> WHAT IS ASKED:
In how many lines of the data does the word "this" appear? Give the number by itself.

> INPUT MATERIAL:

════════════════════

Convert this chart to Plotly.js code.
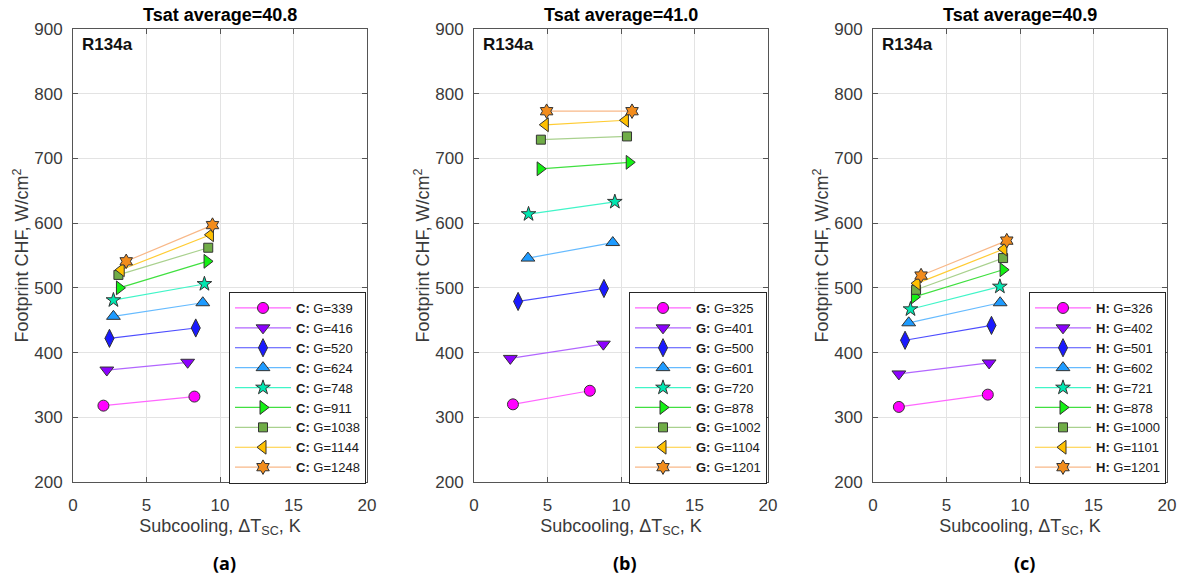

════════════════════

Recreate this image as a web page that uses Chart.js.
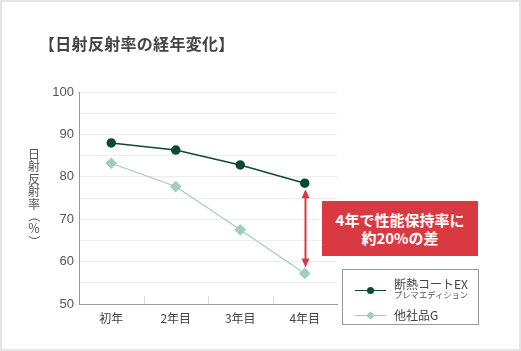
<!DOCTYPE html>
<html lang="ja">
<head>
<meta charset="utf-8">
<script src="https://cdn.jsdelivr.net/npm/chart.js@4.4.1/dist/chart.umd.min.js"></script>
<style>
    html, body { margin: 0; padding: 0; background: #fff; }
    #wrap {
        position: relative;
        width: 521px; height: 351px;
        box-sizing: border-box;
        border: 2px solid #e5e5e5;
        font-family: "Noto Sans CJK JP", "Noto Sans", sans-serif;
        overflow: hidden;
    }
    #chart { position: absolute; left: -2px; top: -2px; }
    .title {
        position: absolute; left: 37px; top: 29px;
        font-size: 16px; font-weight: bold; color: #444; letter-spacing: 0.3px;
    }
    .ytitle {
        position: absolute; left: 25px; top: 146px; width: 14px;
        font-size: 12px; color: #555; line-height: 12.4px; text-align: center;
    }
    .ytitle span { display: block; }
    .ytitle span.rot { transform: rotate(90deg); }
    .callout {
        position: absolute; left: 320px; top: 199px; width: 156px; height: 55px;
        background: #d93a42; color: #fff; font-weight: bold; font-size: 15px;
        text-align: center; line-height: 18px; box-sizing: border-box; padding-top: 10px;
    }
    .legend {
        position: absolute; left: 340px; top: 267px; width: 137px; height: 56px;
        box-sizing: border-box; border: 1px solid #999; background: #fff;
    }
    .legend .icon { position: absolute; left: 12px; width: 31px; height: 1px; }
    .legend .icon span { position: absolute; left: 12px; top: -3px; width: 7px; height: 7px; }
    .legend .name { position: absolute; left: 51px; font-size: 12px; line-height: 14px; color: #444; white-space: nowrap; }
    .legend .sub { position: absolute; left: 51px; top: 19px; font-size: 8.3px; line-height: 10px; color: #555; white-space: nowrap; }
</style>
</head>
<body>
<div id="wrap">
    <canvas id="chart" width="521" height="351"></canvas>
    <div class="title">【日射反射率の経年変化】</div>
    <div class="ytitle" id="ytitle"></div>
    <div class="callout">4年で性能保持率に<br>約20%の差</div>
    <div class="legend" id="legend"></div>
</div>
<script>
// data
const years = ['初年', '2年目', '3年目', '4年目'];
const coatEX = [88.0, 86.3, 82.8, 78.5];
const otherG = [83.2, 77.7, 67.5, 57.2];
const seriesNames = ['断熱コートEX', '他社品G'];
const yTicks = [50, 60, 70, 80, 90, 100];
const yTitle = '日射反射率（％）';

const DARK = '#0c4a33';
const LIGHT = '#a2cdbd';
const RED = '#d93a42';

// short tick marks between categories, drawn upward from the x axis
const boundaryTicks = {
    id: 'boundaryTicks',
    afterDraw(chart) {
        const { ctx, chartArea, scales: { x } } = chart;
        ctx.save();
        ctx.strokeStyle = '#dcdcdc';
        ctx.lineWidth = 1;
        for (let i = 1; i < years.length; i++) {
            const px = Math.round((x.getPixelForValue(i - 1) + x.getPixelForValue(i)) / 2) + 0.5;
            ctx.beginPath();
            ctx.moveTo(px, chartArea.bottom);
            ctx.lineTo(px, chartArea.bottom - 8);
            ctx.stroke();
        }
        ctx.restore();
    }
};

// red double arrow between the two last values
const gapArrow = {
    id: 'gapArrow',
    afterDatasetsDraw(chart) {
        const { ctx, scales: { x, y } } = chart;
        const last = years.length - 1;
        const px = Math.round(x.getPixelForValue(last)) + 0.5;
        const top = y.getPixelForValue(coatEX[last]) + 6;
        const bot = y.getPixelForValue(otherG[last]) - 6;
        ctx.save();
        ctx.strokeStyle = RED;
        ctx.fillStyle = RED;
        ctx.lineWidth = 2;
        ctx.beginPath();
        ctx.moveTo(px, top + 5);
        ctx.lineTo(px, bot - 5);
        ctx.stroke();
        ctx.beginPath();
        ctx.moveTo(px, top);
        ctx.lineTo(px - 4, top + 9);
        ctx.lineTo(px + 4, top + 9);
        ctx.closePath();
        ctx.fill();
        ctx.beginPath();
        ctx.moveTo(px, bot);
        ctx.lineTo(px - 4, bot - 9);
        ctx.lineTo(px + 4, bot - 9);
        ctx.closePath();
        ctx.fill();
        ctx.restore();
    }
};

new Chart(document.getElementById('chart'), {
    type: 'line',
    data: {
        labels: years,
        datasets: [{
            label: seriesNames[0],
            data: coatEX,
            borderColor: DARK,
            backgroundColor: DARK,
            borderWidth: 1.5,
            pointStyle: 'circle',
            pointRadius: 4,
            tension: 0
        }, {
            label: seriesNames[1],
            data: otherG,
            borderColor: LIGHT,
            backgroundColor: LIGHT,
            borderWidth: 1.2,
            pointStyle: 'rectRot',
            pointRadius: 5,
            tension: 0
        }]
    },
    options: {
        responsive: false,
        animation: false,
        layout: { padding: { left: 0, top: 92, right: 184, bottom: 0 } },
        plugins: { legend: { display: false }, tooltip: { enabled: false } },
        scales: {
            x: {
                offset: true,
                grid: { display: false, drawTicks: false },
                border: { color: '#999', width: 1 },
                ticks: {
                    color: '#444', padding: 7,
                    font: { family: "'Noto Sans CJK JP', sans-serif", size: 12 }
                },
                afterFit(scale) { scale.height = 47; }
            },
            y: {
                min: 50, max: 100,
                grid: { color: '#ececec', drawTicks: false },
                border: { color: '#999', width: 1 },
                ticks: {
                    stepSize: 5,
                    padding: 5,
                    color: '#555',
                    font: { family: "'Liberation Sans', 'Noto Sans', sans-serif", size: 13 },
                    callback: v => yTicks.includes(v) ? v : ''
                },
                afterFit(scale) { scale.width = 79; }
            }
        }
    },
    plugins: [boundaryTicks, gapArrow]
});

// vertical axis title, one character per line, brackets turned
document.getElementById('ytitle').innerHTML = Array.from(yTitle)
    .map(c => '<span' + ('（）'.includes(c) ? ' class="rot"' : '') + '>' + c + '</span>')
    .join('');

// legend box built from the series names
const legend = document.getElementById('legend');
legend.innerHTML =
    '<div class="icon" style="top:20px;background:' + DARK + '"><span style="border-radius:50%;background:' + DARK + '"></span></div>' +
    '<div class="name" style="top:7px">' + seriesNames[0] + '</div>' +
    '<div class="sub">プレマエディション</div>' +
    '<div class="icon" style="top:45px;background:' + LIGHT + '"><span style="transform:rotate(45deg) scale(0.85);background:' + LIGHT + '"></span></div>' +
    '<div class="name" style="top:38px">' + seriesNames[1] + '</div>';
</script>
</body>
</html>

════════════════════

> THE COMPLETED TASK:
2